In my small world, it’s twelve degrees, another
snowstorm in the forecast. 5 AM and I’m cooking
chicken thighs two ways, thinking about parents
who report teachers for their lessons about slavery,
the legacy of family separation. Perspective
is everything. I try to take the long view, remind
myself of the size of the universe, the insignificance
of this blue-green planet in a tiny solar system
in a galaxy among billions. We are in one
kalpa cycle of many. Big bangs followed by big
contractions. For now, the universe is expanding.
I know that’s none of my business. I build a fire
in the wood stove for backup heat, keep
my focus on the roasting time, portion and label
food for future meals in my freezer, hope
I don’t lose power or the long view of my small
and precious, simple life. At the end of a kalpa,
the world is annihilated by fire. My atoms will
disperse and recombine in other beings without
my guidance or knowledge.
*noun. (Sanskrit) The passing of time on a grand, cosmological scale. A duration of time in Hinduism covering a complete cosmic cycle from the origination to the destruction of a world system. From Lost in Translation: An Illustrated Compendium of Untranslatable Words from Around the World by Ella Frances Sanders.

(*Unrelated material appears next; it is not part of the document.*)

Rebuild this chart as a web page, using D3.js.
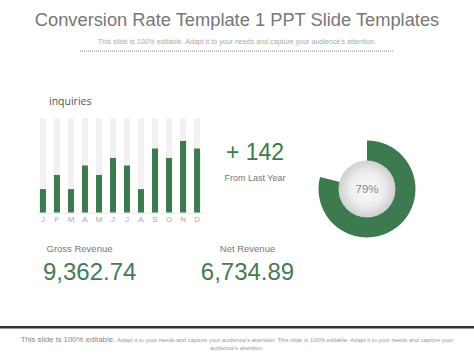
<!DOCTYPE html>
<html><head><meta charset="utf-8">
<script src="https://cdn.jsdelivr.net/npm/d3@7"></script>
<style>body{margin:0;background:#fff}svg{display:block}text{font-family:"Liberation Sans",Arial,sans-serif}</style>
</head><body>
<script>
const months = ["J","F","M","A","M","J","J","A","S","O","N","D"];
const inquiries = [25,40,25,50,40,58,50,25,68,58,76,68];
const inquiryMax = 100;
const growth = "+ 142";
const growthLabel = "From Last Year";
const conversion = [79];
const kpiLabels = ["Gross Revenue","Net Revenue"];
const kpiValues = [9362.74, 6734.89];

const W=474,H=355, green="#3d7a4f";
const svg=d3.select("body").append("svg").attr("width",W).attr("height",H);

svg.append("text").attr("x",237).attr("y",26).attr("text-anchor","middle")
  .attr("font-size",18.3).attr("fill","#777").text("Conversion Rate Template 1 PPT Slide Templates");
svg.append("text").attr("x",237).attr("y",43.5).attr("text-anchor","middle")
  .attr("font-size",7.1).attr("fill","#aaa").text("This slide is 100% editable.  Adapt it to your needs and capture your audience's attention.");
svg.append("line").attr("x1",80).attr("x2",394).attr("y1",51).attr("y2",51)
  .attr("stroke","#888").attr("stroke-width",1).attr("stroke-dasharray","1,1");

// bar chart
const x=d3.scaleBand().domain(d3.range(months.length)).range([36,204]).paddingInner(0.57).paddingOuter(0.28);
const y=d3.scaleLinear().domain([0,inquiryMax]).range([212.7,118.3]);
const g=svg.append("g");
g.selectAll("rect.bg").data(inquiries).join("rect").attr("class","bg")
  .attr("x",(d,i)=>x(i)).attr("width",x.bandwidth()).attr("y",y(inquiryMax)).attr("height",y(0)-y(inquiryMax)).attr("fill","#f1f1f1");
g.selectAll("rect.bar").data(inquiries).join("rect").attr("class","bar")
  .attr("x",(d,i)=>x(i)).attr("width",x.bandwidth()).attr("y",d=>y(d)).attr("height",d=>y(0)-y(d)).attr("fill",green);
g.append("line").attr("x1",37).attr("x2",204).attr("y1",y(0)+0.5).attr("y2",y(0)+0.5).attr("stroke","#e6e6e6");
const ax=svg.append("g").attr("transform",`translate(0,${y(0)})`)
  .call(d3.axisBottom(x).tickFormat(i=>months[i]).tickSize(0).tickPadding(4));
ax.select(".domain").remove();
ax.selectAll("text").attr("font-size",8).attr("fill","#aaa").attr("font-family","Liberation Sans,Arial,sans-serif");
svg.append("text").attr("x",49).attr("y",105).attr("font-size",10.5).attr("fill","#555")
  .style("font-family","'Open Sans',sans-serif").text("inquiries");

// growth
svg.append("text").attr("x",255).attr("y",160).attr("text-anchor","middle").attr("font-size",23)
  .attr("fill",green).text(growth);
svg.append("text").attr("x",255).attr("y",180.5).attr("text-anchor","middle").attr("font-size",9)
  .attr("fill","#777").text(growthLabel);

// donut
const cx=367,cy=189;
const defs=svg.append("defs");
const rg=defs.append("radialGradient").attr("id","rg").attr("cx","50%").attr("cy","50%").attr("r","50%");
rg.append("stop").attr("offset","0%").attr("stop-color","#fbfbfb");
rg.append("stop").attr("offset","60%").attr("stop-color","#ededed");
rg.append("stop").attr("offset","100%").attr("stop-color","#cfcfcf");
const pie=d3.pie().sort(null).value(d=>d);
const arc=d3.arc().innerRadius(27).outerRadius(48.5);
const dg=svg.append("g").attr("transform",`translate(${cx},${cy})`);
dg.selectAll("path").data(pie([conversion[0],100-conversion[0]])).join("path")
  .attr("d",arc).attr("fill",(d,i)=>i===0?green:"none");
dg.append("circle").attr("r",28.5).attr("fill","url(#rg)");
dg.append("text").attr("y",4).attr("text-anchor","middle").attr("font-size",11.5).attr("fill","#888").text(conversion[0]+"%");

// KPIs
const fmt=d3.format(",.2f");
const kx=[46.5,247.5], anchors=["start","middle"], vx=[43,247.5];
kpiLabels.forEach((l,i)=>{
  svg.append("text").attr("x",kx[i]).attr("y",251.5).attr("text-anchor",anchors[i]).attr("font-size",9.5).attr("fill","#777").text(l);
  svg.append("text").attr("x",vx[i]).attr("y",280).attr("text-anchor",anchors[i]).attr("font-size",24).attr("fill","#467a56").text(fmt(kpiValues[i]));
});

// footer
svg.append("rect").attr("x",0).attr("y",326).attr("width",W).attr("height",2.5).attr("fill","#333");
const ft=svg.append("text").attr("x",237).attr("y",342).attr("text-anchor","middle").attr("fill","#999");
ft.append("tspan").attr("font-size",7.8).attr("fill","#888").text("This slide is 100% editable. ");
ft.append("tspan").attr("font-size",5.9).text("Adapt it to your needs and capture your audience's attention. This slide is 100% editable. Adapt it to your needs and capture your");
svg.append("text").attr("x",237).attr("y",349.5).attr("text-anchor","middle").attr("font-size",5.9).attr("fill","#999").text("audience's attention.");
</script>
</body></html>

Joan Mazza worked as a microbiologist and psychotherapist, and taught workshops on understanding dreams and nightmares. She is the author of six self-help psychology books, including Dreaming Your Real Self (Penguin/Putnam). Her poetry has appeared in The Comstock Review, Potomac Review, Prairie Schooner, Slant, Poet Lore, and The Nation. She lives in rural central Virginia and writes every day.